A How-To Guide For the Beginner Commuter Cyclist
Health wellness

A How-To Guide For the Beginner Commuter Cyclist


 Cycling at the gym is a different monster than burning rubber on the open road. Stationary cycling burns roughly 156 to 233 calories in 15 minutes for a 185-pound individual. In contrast to stationary riding, calories burned while riding your bike outdoors will range from 178 to 367 calories in 15 minutes. Basically, we're trying to tell you that biking to lose weight is a great option; it's also environmentally sustainable. 


Buying Your First Commuting Bike


Don't go all out on your first bike; don't even buy a new bike.
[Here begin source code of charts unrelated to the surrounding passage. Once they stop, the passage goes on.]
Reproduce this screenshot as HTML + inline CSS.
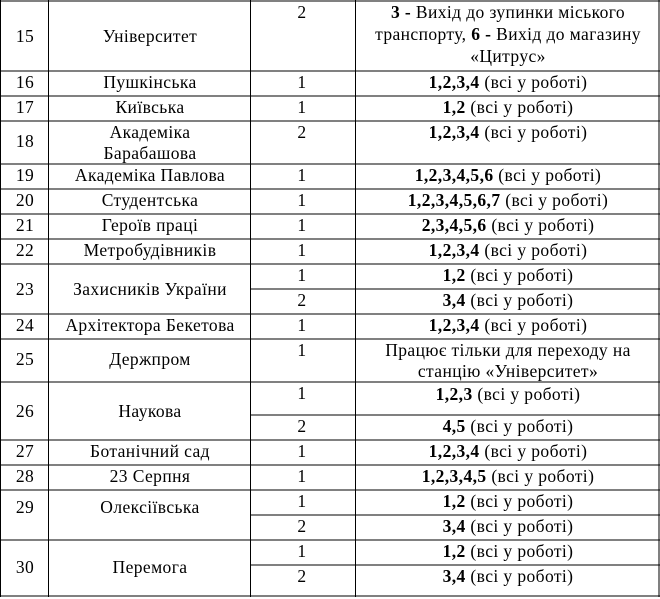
<!DOCTYPE html>
<html><head><meta charset="utf-8"><style>
html,body{margin:0;padding:0;background:#fff;width:660px;height:599px;overflow:hidden}
svg{display:block}
text{font-family:"Liberation Serif","DejaVu Serif","Noto Serif CJK SC",serif;font-size:17.5px;letter-spacing:0.4px;fill:#000}
.b{font-weight:bold}
</style></head><body>
<svg width="660" height="599" xmlns="http://www.w3.org/2000/svg">
<g stroke="#000" stroke-width="1.3" shape-rendering="crispEdges">
<line x1="0.5" y1="0" x2="0.5" y2="597"/>
<line x1="48.5" y1="0" x2="48.5" y2="597"/>
<line x1="250.5" y1="0" x2="250.5" y2="597"/>
<line x1="355.5" y1="0" x2="355.5" y2="597"/>
<line x1="659" y1="0" x2="659" y2="597"/>
<line x1="0" y1="1" x2="660" y2="1"/>
<line x1="0" y1="71" x2="660" y2="71"/>
<line x1="0" y1="96" x2="660" y2="96"/>
<line x1="0" y1="121" x2="660" y2="121"/>
<line x1="0" y1="164" x2="660" y2="164"/>
<line x1="0" y1="189" x2="660" y2="189"/>
<line x1="0" y1="214" x2="660" y2="214"/>
<line x1="0" y1="239" x2="660" y2="239"/>
<line x1="0" y1="264" x2="660" y2="264"/>
<line x1="250" y1="289" x2="660" y2="289"/>
<line x1="0" y1="314" x2="660" y2="314"/>
<line x1="0" y1="339" x2="660" y2="339"/>
<line x1="0" y1="382" x2="660" y2="382"/>
<line x1="250" y1="415" x2="660" y2="415"/>
<line x1="0" y1="440" x2="660" y2="440"/>
<line x1="0" y1="465" x2="660" y2="465"/>
<line x1="0" y1="490" x2="660" y2="490"/>
<line x1="250" y1="515" x2="660" y2="515"/>
<line x1="0" y1="540" x2="660" y2="540"/>
<line x1="250" y1="565" x2="660" y2="565"/>
<line x1="0" y1="596" x2="660" y2="596"/>
</g>
<g text-anchor="middle">
<text x="25" y="42">15</text>
<text x="25" y="88">16</text>
<text x="25" y="113">17</text>
<text x="25" y="147">18</text>
<text x="25" y="181">19</text>
<text x="25" y="206">20</text>
<text x="25" y="231">21</text>
<text x="25" y="256">22</text>
<text x="25" y="295">23</text>
<text x="25" y="331">24</text>
<text x="25" y="365">25</text>
<text x="25" y="417">26</text>
<text x="25" y="457">27</text>
<text x="25" y="482">28</text>
<text x="25" y="513">29</text>
<text x="25" y="573">30</text>
<text x="150" y="42">Університет</text>
<text x="150" y="88">Пушкінська</text>
<text x="150" y="113">Київська</text>
<text x="150" y="138">Академіка</text>
<text x="150" y="159">Барабашова</text>
<text x="150" y="181">Академіка Павлова</text>
<text x="150" y="206">Студентська</text>
<text x="150" y="231">Героїв праці</text>
<text x="150" y="256">Метробудівників</text>
<text x="150" y="295">Захисників України</text>
<text x="150" y="331">Архітектора Бекетова</text>
<text x="150" y="365">Держпром</text>
<text x="150" y="417">Наукова</text>
<text x="150" y="457">Ботанічний сад</text>
<text x="150" y="482">23 Серпня</text>
<text x="150" y="513">Олексіївська</text>
<text x="150" y="573">Перемога</text>
<text x="302" y="18">2</text>
<text x="302" y="88">1</text>
<text x="302" y="113">1</text>
<text x="302" y="138">2</text>
<text x="302" y="181">1</text>
<text x="302" y="206">1</text>
<text x="302" y="231">1</text>
<text x="302" y="256">1</text>
<text x="302" y="281">1</text>
<text x="302" y="306">2</text>
<text x="302" y="331">1</text>
<text x="302" y="356">1</text>
<text x="302" y="399">1</text>
<text x="302" y="432">2</text>
<text x="302" y="457">1</text>
<text x="302" y="482">1</text>
<text x="302" y="507">1</text>
<text x="302" y="532">2</text>
<text x="302" y="557">1</text>
<text x="302" y="582">2</text>
<text x="508" y="18"><tspan class="b">3 -</tspan> Вихід до зупинки міського</text>
<text x="508" y="40">транспорту,  <tspan class="b">6 -</tspan> Вихід до магазину</text>
<text x="508" y="62">«Цитрус»</text>
<text x="508" y="88"><tspan class="b">1,2,3,4</tspan> (всі у роботі)</text>
<text x="508" y="113"><tspan class="b">1,2</tspan> (всі у роботі)</text>
<text x="508" y="138"><tspan class="b">1,2,3,4</tspan> (всі у роботі)</text>
<text x="508" y="181"><tspan class="b">1,2,3,4,5,6</tspan> (всі у роботі)</text>
<text x="508" y="206"><tspan class="b">1,2,3,4,5,6,7</tspan> (всі у роботі)</text>
<text x="508" y="231"><tspan class="b">2,3,4,5,6</tspan> (всі у роботі)</text>
<text x="508" y="256"><tspan class="b">1,2,3,4</tspan> (всі у роботі)</text>
<text x="508" y="281"><tspan class="b">1,2</tspan> (всі у роботі)</text>
<text x="508" y="306"><tspan class="b">3,4</tspan> (всі у роботі)</text>
<text x="508" y="331"><tspan class="b">1,2,3,4</tspan> (всі у роботі)</text>
<text x="508" y="356">Працює тільки для переходу на</text>
<text x="508" y="377">станцію «Університет»</text>
<text x="508" y="400"><tspan class="b">1,2,3</tspan> (всі у роботі)</text>
<text x="508" y="432"><tspan class="b">4,5</tspan> (всі у роботі)</text>
<text x="508" y="457"><tspan class="b">1,2,3,4</tspan> (всі у роботі)</text>
<text x="508" y="482"><tspan class="b">1,2,3,4,5</tspan> (всі у роботі)</text>
<text x="508" y="507"><tspan class="b">1,2</tspan> (всі у роботі)</text>
<text x="508" y="532"><tspan class="b">3,4</tspan> (всі у роботі)</text>
<text x="508" y="557"><tspan class="b">1,2</tspan> (всі у роботі)</text>
<text x="508" y="582"><tspan class="b">3,4</tspan> (всі у роботі)</text>
</g>
</svg>
</body></html>
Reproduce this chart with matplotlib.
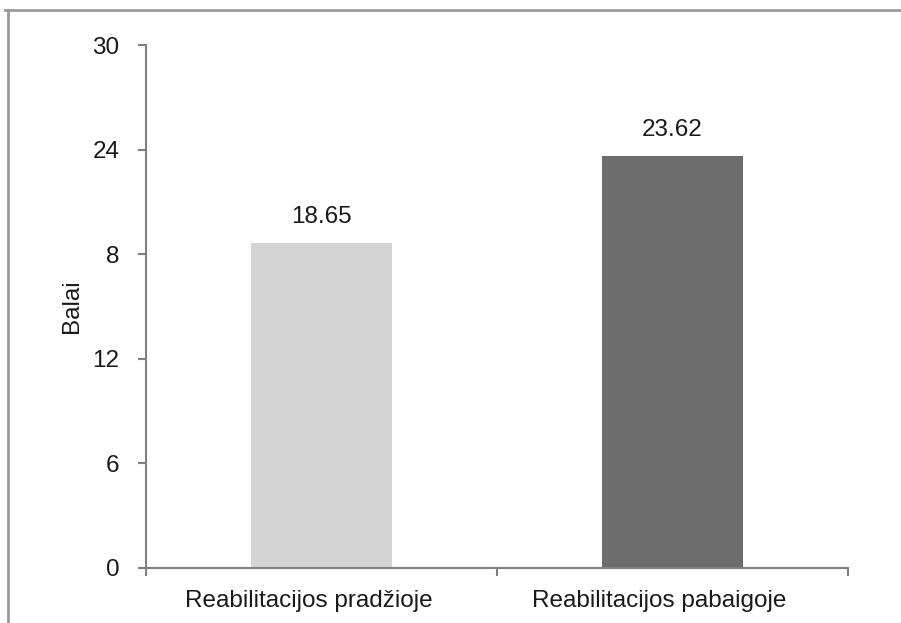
import matplotlib
matplotlib.use("Agg")
import matplotlib.pyplot as plt
from matplotlib.lines import Line2D
from matplotlib.transforms import ScaledTranslation

categories = ["Reabilitacijos pradžioje", "Reabilitacijos pabaigoje"]
values = [18.65, 23.62]
value_labels = ["18.65", "23.62"]
ytick_values = [0, 6, 12, 18, 24, 30]
ytick_labels = ["0", "6", "12", "8", "24", "30"]
ylabel = "Balai"

plt.rcParams['font.family'] = ['Liberation Sans', 'DejaVu Sans']
FS = 17.5
TC = "#1a1a1a"

fig = plt.figure(figsize=(9.01, 6.23), dpi=100)
ax = fig.add_axes([146/901, 1-568/623, (848-146)/901, (568-45)/623])

colors = ["#d4d4d4", "#6d6d6d"]
x = list(range(len(categories)))
ax.bar(x, values, width=0.4, color=colors)

for xi, v, lab in zip(x, values, value_labels):
    ax.annotate(lab, (xi, v), xytext=(0, 15), textcoords="offset pixels",
                ha="center", va="bottom", fontsize=FS, color=TC)

ax.set_xlim(-0.5, 1.5)
ax.set_ylim(0, 30)
ax.set_yticks(ytick_values)
ax.set_yticklabels(ytick_labels)
ax.set_xticks([-0.5, 0.5, 1.5], minor=False)
ax.set_xticklabels([])
ax.set_xticks(x, minor=True)
ax.set_xticklabels(categories, minor=True)
ax.tick_params(axis="x", which="minor", length=0, labelsize=FS, pad=16, labelcolor=TC)
ax.tick_params(axis="x", which="major", length=6, width=1.5, color="#808080", direction="out")
ax.tick_params(axis="y", length=6, width=1.5, color="#808080", labelsize=FS, pad=13, labelcolor=TC)

shift = ScaledTranslation(-13/100, 0, fig.dpi_scale_trans)
for lbl in ax.get_xticklabels(minor=True):
    lbl.set_transform(lbl.get_transform() + shift)

for s in ["top", "right"]:
    ax.spines[s].set_visible(False)
for s in ["left", "bottom"]:
    ax.spines[s].set_color("#808080")
    ax.spines[s].set_linewidth(1.5)

ax.set_ylabel(ylabel, fontsize=FS, color=TC)
ax.yaxis.set_label_coords(-(146-83)/702, 0.5)

# image border (top and left)
fig.add_artist(Line2D([5/901, 1], [1-10/623, 1-10/623], transform=fig.transFigure, color="#9a9a9a", lw=2))
fig.add_artist(Line2D([8/901, 8/901], [0, 1-10/623], transform=fig.transFigure, color="#9a9a9a", lw=2))

fig.savefig("out.png", dpi=100)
Our best advice is to head on over to a local bike shop. But do your research before you just waltz into any ole store. A reputable bike seller is less likely to stock bikes that have a damaged frame or fork. Even if you do find a well-reviewed seller, you still want to inspect the bike yourself. Cracks, rust, bubbled paint, and bends in the tubing are automatic bike-buying no-no's, writes Marc Lindsay for the Map My Run Blog


How Often, How Soon, and How Fast

Beginners beware of the illusion of ease. Riding a bike feels relaxed and easy until you discover you're climbing a hill you never noticed on your bus commute. 


Building Endurance for Your Commute

Aim for riding your bike three times a week until you notice your endurance improve. If your commute to work is short, then go for it. However, if your commute is long, spend a couple of weeks consistently riding to build up endurance before you begin commute. Don't show up to work sweating, late, and panting. Just don't do it to yourself. Test ride to work and bike back home on a day off. If you can do that, get ready to burn some calories and skip the after-work gym session. 


If you are classified as overweight, spend time not only building distance endurance but getting used to the stress on your wrists, knees, and your backside. 


Average Speed Cycling Speed for Beginners

Blog Condition and Nutrition recommends pedaling at a speed of 8 mph, which means you'll cover about two miles in 15 minutes or eight miles in 60 minutes. Individuals classified as overweight should change the speed to be attainable but not comfortable. If you cycle 6 mph, that's okay. Keep going. You will improve. 

A good goal is to work up to the average commuting cyclist speed of 11-12 mph.  


The First Three Weeks For New Commuting Cyclists Are Crucial 


Don't give up as your body adapts to the demands of frequent riding. Muscle fatigue will set in within the first three days and will linger for one to more weeks. Try to keep your cycling schedule.


You should try to get a ride at least three days a week.


We promise the hard work will pay off. You'll notice yourself becoming more adapt sooner rather than later. Unlike many other sports, you don't need a bunch of skills to become a cyclist. All you need to become a confident cyclist is perseverance and desire. 


Bike Safety

Beginners may not be fully aware of the obstacles that will face them on the open road. In 2019 alone, 3,800 motor vehicles collided with a bicycle in New York City. Take a moment to learn more about bicycling safety. It may save your life.


Bike Safety Gear for Adults


  • Helmets are a must to keep crash injuries from becoming fatal.
  • Rearview mirrors help cyclists keep an eye out for traffic further away. 
  • Lights should be on both the front and back of your bike. Simple LED lights that snap onto your bike shouldn't cost much. 
  • Reflectors enable you to be seen and visible at all times. Reflective clothing for early morning and dusk commuters is a must. 
  • Crash-detection apps like Busby monitors your trip. If a crash is detected, they'll send out an alert once the countdown finishes.


Biking Requires Your Attention

Not everyone follows traffic rules, don't rely on them to protect you. Hearing is your best friend while commuting on your bike. Keep headphones and earpieces stored away so you can hear cars coming up on you. Often, you can hear a potential situation coming before you can see it and end up in it. Be vigilant about scanning your environment. Avoid riding on slick surfaces, like road markings.